Look at the colour and the lateral line. A dab is a soft, even brown with no orange spots, and its lateral line loops up in a clear semicircle over the pectoral fin. A plaice has bold orange spots and a far straighter line. A dab's skin also feels rough, like fine sandpaper.
How do you fillet a dab?
Lay it dark-side up, cut around the head and straight down the backbone, then run a thin, flexible knife over the rib bones from the spine outwards to free each fillet, two a side. They are small, so go slowly. Many people skip filleting altogether and just grill a dab whole.
What is the size limit for dab in the UK?

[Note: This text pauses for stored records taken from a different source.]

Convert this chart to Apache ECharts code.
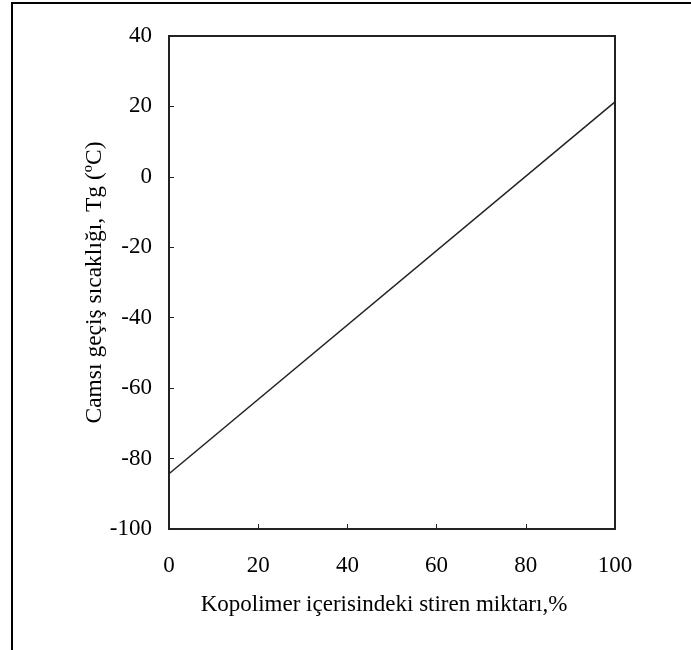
<!DOCTYPE html>
<html>
<head>
<meta charset="utf-8">
<script src="https://cdn.jsdelivr.net/npm/echarts@6/dist/echarts.min.js"></script>
<style>
  html, body { margin: 0; padding: 0; background: #fff; }
  #main { width: 691px; height: 650px; }
</style>
</head>
<body>
<div id="main"></div>
<script>
// styrene content (%) vs glass transition temperature Tg (°C)
const styrene = [0, 100];
const tgValues = [-84.3, 21.3];
const xTicks = [0, 20, 40, 60, 80, 100];
const yTicks = [-100, -80, -60, -40, -20, 0, 20, 40];

const chart = echarts.init(document.getElementById("main"));
const font = "Liberation Serif";

const option = {
  backgroundColor: "#fff",
  animation: false,
  grid: {
    left: 169,
    top: 36,
    right: 76,
    bottom: 121,
    show: true,
    borderColor: "#222",
    borderWidth: 2,
  },
  xAxis: {
    type: "value",
    min: xTicks[0],
    max: xTicks[xTicks.length - 1],
    interval: 20,
    name: "Kopolimer içerisindeki stiren miktarı,%",
    nameLocation: "middle",
    nameGap: 64,
    nameMoveOverlap: false,
    nameTextStyle: { fontFamily: font, fontSize: 23, color: "#000", padding: [0, 16, 0, 0] },
    axisLine: { onZero: false, lineStyle: { color: "#222", width: 2 } },
    axisTick: { inside: true, length: 5, lineStyle: { color: "#222" } },
    axisLabel: { fontFamily: font, fontSize: 23, color: "#000", margin: 25 },
    splitLine: { show: false },
  },
  yAxis: {
    type: "value",
    min: yTicks[0],
    max: yTicks[yTicks.length - 1],
    interval: 20,
    name: "Camsı geçiş sıcaklığı, Tg (ºC)",
    nameLocation: "middle",
    nameGap: 62,
    nameMoveOverlap: false,
    nameTextStyle: { fontFamily: font, fontSize: 23.5, color: "#000" },
    axisLine: { onZero: false, lineStyle: { color: "#222", width: 2 } },
    axisTick: { inside: true, length: 5, lineStyle: { color: "#222" } },
    axisLabel: { fontFamily: font, fontSize: 23, color: "#000", margin: 17 },
    splitLine: { show: false },
  },
  graphic: [
    { type: "line", shape: { x1: 11, y1: 3, x2: 691, y2: 3 }, style: { stroke: "#000", lineWidth: 2 } },
    { type: "line", shape: { x1: 12, y1: 2, x2: 12, y2: 650 }, style: { stroke: "#000", lineWidth: 2 } },
  ],
  series: [
    {
      type: "line",
      data: styrene.map((x, i) => [x, tgValues[i]]),
      symbol: "none",
      lineStyle: { color: "#222", width: 1.5 },
    },
  ],
};

chart.setOption(option);
</script>
</body>
</html>
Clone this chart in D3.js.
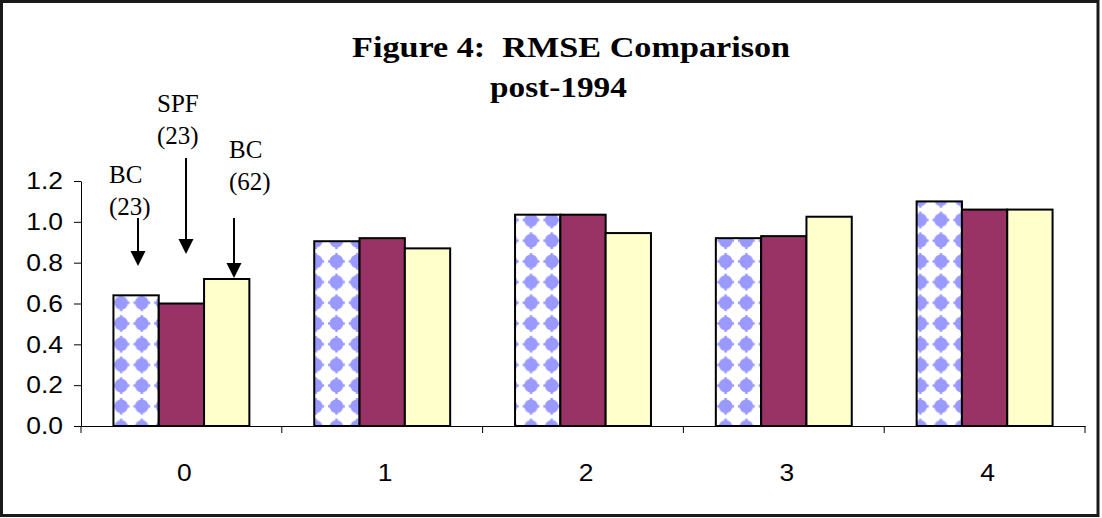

There is no single national minimum; landing sizes are set locally by each Inshore Fisheries and Conservation Authority and commonly sit around 15cm (Cornwall IFCA is 15cm). Check your local IFCA rules before keeping any, and as a rule of thumb return anything much under a hand-span to grow on.
Where can you catch dab from the shore?
Fish clean sandy beaches and the mouths of rivers and estuaries, over sand and fine pebble beyond the breakers. Dab favour soft, open ground and will even venture into brackish water, so avoid rough rock or heavy weed, where you simply will not find them.
What is the best bait for dab fishing?
Dab take small, fresh sea baits readily: sand eel, sprat, mackerel strip or mollusc all work on a plain ledger rig. Fish them hard on clean sand and watch the rod tip, as a dab bite is a small, polite knock that's easy to miss.